The photo above is a detail of the glaze-into-glaze trailing that I was testing. This was a double "meh" as I had high hopes that didn't pan out. I've also included one of the fatties: a little bud vase in Owen Oribe with Satin Matte Black dots. 

Sunday, October 18, 2009

Glaze Trailing, White Over Black



In my last two firings, one soda, one stoneware, I've been experimenting with glaze-into-glaze trailing (as opposed to glaze-onto raw clay, which is also fun.) Specicifally I am interested in a white-on-black look. I've had two successes, each using This glaze as the black base:

Satin Matt Black

6500 Alberta Slip
1500 Neph Sy
1000 Strontium Carb
1000 Talc
Colorants:
1% Chrome
2% Red Iron Ox.
2% Manganese Diox

This began as the Cushing Satin Doll Black from the Watershed Glaze Book, with two substitutions: where the recipe calls for Albany Slip, I've substituted Alberta, one-for-one; and where to recipe calls for Barium Carbonate, I've substituted Strontium Carb, in a one-for-two ratio, i.e., half as much. (I don't keep barium on hand, for all the reasons.)

My first effort was trailing Coilles Clear (recipe below) over top.
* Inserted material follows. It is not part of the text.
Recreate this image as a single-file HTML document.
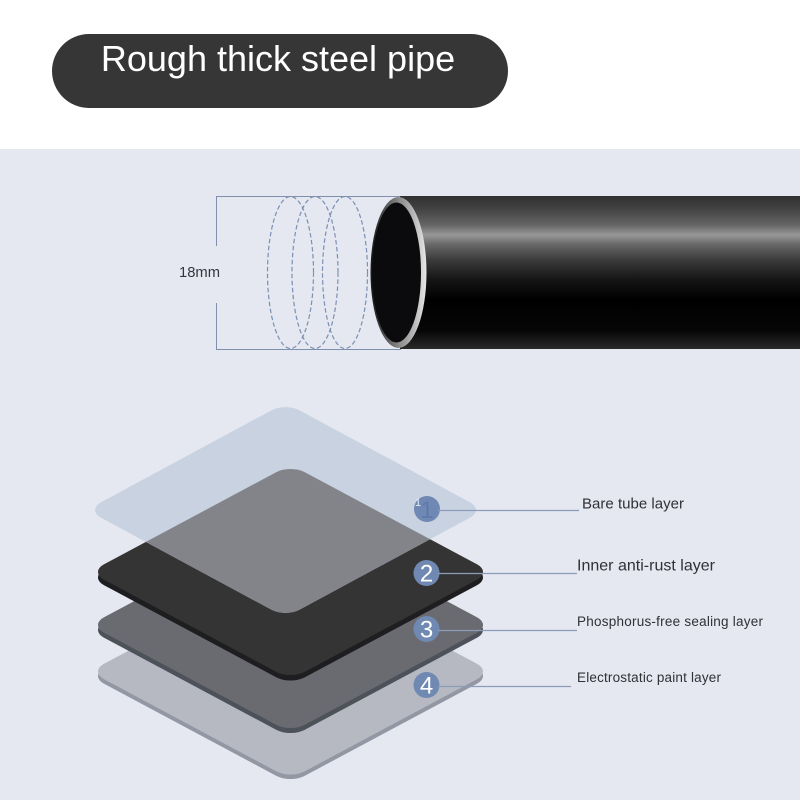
<!DOCTYPE html>
<html>
<head>
<meta charset="utf-8">
<style>
html,body{margin:0;padding:0;background:#fff;}
svg{display:block;font-family:"Liberation Sans",sans-serif;}
</style>
</head>
<body>
<svg width="800" height="800" viewBox="0 0 800 800" xmlns="http://www.w3.org/2000/svg">
<defs>
<linearGradient id="pipe" x1="0" y1="0" x2="0" y2="1">
<stop offset="0" stop-color="#303030"/>
<stop offset=".09" stop-color="#444"/>
<stop offset=".19" stop-color="#666"/>
<stop offset=".255" stop-color="#979797"/>
<stop offset=".32" stop-color="#666"/>
<stop offset=".42" stop-color="#3a3a3a"/>
<stop offset=".55" stop-color="#141414"/>
<stop offset=".68" stop-color="#000"/>
<stop offset=".88" stop-color="#060606"/>
<stop offset="1" stop-color="#2a2a2a"/>
</linearGradient>
<linearGradient id="ring" x1="0" y1="0" x2="1" y2="0">
<stop offset="0" stop-color="#161616"/>
<stop offset=".3" stop-color="#5a5a5a"/>
<stop offset=".52" stop-color="#8c8c8c"/>
<stop offset=".8" stop-color="#bdbdbd"/>
<stop offset="1" stop-color="#e8e8e8"/>
</linearGradient>
<linearGradient id="overlap" gradientUnits="userSpaceOnUse" x1="0" y1="469" x2="0" y2="613">
<stop offset="0" stop-color="#838489"/>
<stop offset=".5" stop-color="#8b8e96"/>
<stop offset="1" stop-color="#97a2b5"/>
</linearGradient>
<clipPath id="topclip">
<rect x="-140.5" y="-140.5" width="281" height="281" rx="20" transform="translate(285.5,510) scale(1,.54) rotate(45)"/>
</clipPath>
</defs>

<rect x="0" y="0" width="800" height="149" fill="#ffffff"/>
<rect x="0" y="149" width="800" height="651" fill="#e5e8f1"/>

<rect x="52" y="34" width="456" height="74" rx="37" fill="#363636"/>
<text x="278" y="71" font-size="36" fill="#ffffff" text-anchor="middle">Rough thick steel pipe</text>

<!-- dimension -->
<path d="M401 196.500H216.500V246M216.500 303V349.500H401" fill="none" stroke="#7f90ad" stroke-width="1"/>
<text x="179" y="277" font-size="14.500" fill="#33363c" textLength="41" lengthAdjust="spacingAndGlyphs">18mm</text>
<g fill="none" stroke="#7b90b2" stroke-width="1.200" stroke-dasharray="4.500 2.500">
<ellipse cx="290.500" cy="272.500" rx="23" ry="76"/>
<ellipse cx="315" cy="272.500" rx="23" ry="76"/>
<ellipse cx="345" cy="272.500" rx="22.500" ry="76"/>
</g>

<!-- pipe -->
<rect x="400" y="196" width="400" height="153" fill="url(#pipe)"/>
<ellipse cx="398.500" cy="272.500" rx="28" ry="75.500" fill="url(#ring)"/>
<ellipse cx="396.500" cy="272.500" rx="24.500" ry="70" fill="#0b0b0d"/>

<!-- layer 4 -->
<g transform="translate(290.500,676) scale(1,.535) rotate(45)"><rect x="-142" y="-142" width="284" height="284" rx="20" fill="#9397a4"/></g>
<g transform="translate(290.500,671.500) scale(1,.535) rotate(45)"><rect x="-142" y="-142" width="284" height="284" rx="20" fill="#b6b9c1"/></g>
<!-- layer 3 -->
<g transform="translate(290.500,630) scale(1,.535) rotate(45)"><rect x="-142" y="-142" width="284" height="284" rx="20" fill="#4d5159"/></g>
<g transform="translate(290.500,625) scale(1,.535) rotate(45)"><rect x="-142" y="-142" width="284" height="284" rx="20" fill="#696b70"/></g>
<!-- layer 2 -->
<g transform="translate(290.500,577.500) scale(1,.535) rotate(45)"><rect x="-142" y="-142" width="284" height="284" rx="20" fill="#1e1e21"/></g>
<g transform="translate(290.500,572) scale(1,.535) rotate(45)"><rect x="-142" y="-142" width="284" height="284" rx="20" fill="#353434"/></g>
<!-- top translucent layer -->
<g transform="translate(285.500,510) scale(1,.54) rotate(45)"><rect x="-140.500" y="-140.500" width="281" height="281" rx="20" fill="#c8d2e0"/></g>
<g clip-path="url(#topclip)">
<g transform="translate(290.500,572) scale(1,.535) rotate(45)"><rect x="-142" y="-142" width="284" height="284" rx="20" fill="url(#overlap)"/></g>
</g>

<!-- badges -->
<circle cx="427" cy="509" r="13" fill="#6f89b4"/>
<text x="427" y="518" font-size="24" fill="#5f7aa6" text-anchor="middle">1</text>
<text x="415" y="506" font-size="11" fill="#e8edf5">1</text>
<circle cx="426.500" cy="573" r="13" fill="#7089b2"/>
<text x="426.500" y="581.500" font-size="24" fill="#ffffff" text-anchor="middle">2</text>
<circle cx="426.500" cy="629" r="13" fill="#7089b2"/>
<text x="426.500" y="637.500" font-size="24" fill="#ffffff" text-anchor="middle">3</text>
<circle cx="426.500" cy="685" r="13" fill="#7089b2"/>
<text x="426.500" y="693.500" font-size="24" fill="#ffffff" text-anchor="middle">4</text>

<!-- leader lines -->
<g stroke="#8a9cb8" stroke-width="1.200" fill="none">
<path d="M438 510.500H579"/>
<path d="M438 573.500H577"/>
<path d="M438 630.500H577"/>
<path d="M438 686.500H571"/>
</g>

<!-- labels -->
<g fill="#2f3136">
<text x="582" y="508.500" font-size="15" textLength="102" lengthAdjust="spacing">Bare tube layer</text>
<text x="577" y="570.500" font-size="16" textLength="138" lengthAdjust="spacing">Inner anti-rust layer</text>
<text x="577" y="626" font-size="13.500" textLength="186" lengthAdjust="spacing">Phosphorus-free sealing layer</text>
<text x="577" y="682" font-size="13.500" textLength="144" lengthAdjust="spacing">Electrostatic paint layer</text>
</g>
</svg>
</body>
</html>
What I really expected was a shiny-over-matte effect, but all black. Surprisingly, the Coilles turns a cool white. I enjoyed that effect, so I tried an actual white glaze (recipe below.) This was a very clean, graphic, white-on-black effect. I was surprised how well each glaze held its shape, even on verticals, but so far I have only done small dots. Possibly these heavier lines will be more affected by gravity in the kiln, and therefore more distorted. I am open to the possibility that a distorted pattern, especially if it is unevenly distorted, may be better still!

Coilles Clear (from the Watershed Glaze Book)
500 EPK
7900 Cornwall Stone
700 Zinc Ox
900 Whiting

Waxy White
(not sure the origin, but I got it at Portland Pottery)

4100 Custer Spar
1200 Gerstley Borate
700 Dolomite
1500 Talc
500 EPK
2000 Silica




Friday, October 16, 2009

Our Lady of Sorrows

It's pretty obvious why I can never get my list finished. Here's what I've got going on today:

1) Mix Old Yellow Glaze

2) Straighten up studio

3) Purchase mop

4) 1 hour Home Blessing (a term I got from FlyLady.net; what normal people call housecleaning.)

5) Walk dog & mail bills

6) Wax & Glaze pots

7) Buy materials to install dryer vent

7) Starch pots for packing

and, last but definitely not least:

8) Our Lady of Sorrows, a performance art event tonight at 7 pm at the Harlow Gallery My friend Malley Weber, of Hallowell Clayworks is one of the creators of this event. Perfect ending to a busy day.



Thursday, October 15, 2009

Regretsy

I've sort of soured on Etsy (more on that later.) I know some people do very well there, but for me it has turned out to be a ton of work for s few small sales, amd I've decided if I am going to be promoting my bum off it might as well be my own site I am promoting. Also, while there are TONS of good artists on Etsy, and there are an especial lot of fine potters, the site is starting to take on a cutesy sort of aesthetic which just is not me.  And it's fair to say that there are an equal number of poorly executed works there. Don't even try to suggest that the site might benefit from jurying, in the Etsy forums; people there value the openness, even at the cost of a reputation for some pretty bad art. 

But I had to laugh when someone directed me to Regretsy. It's mean, and some of the works posted there are not deserving of ridicule. (For example, I rather like the silk rag necklace, and might purchase it myself if I had that kind of money.) But it's funny, too, and on the grounds that any publicity is good publicity, I thought I'd pass on the link.It's better if you don't read the captions and just look at the works.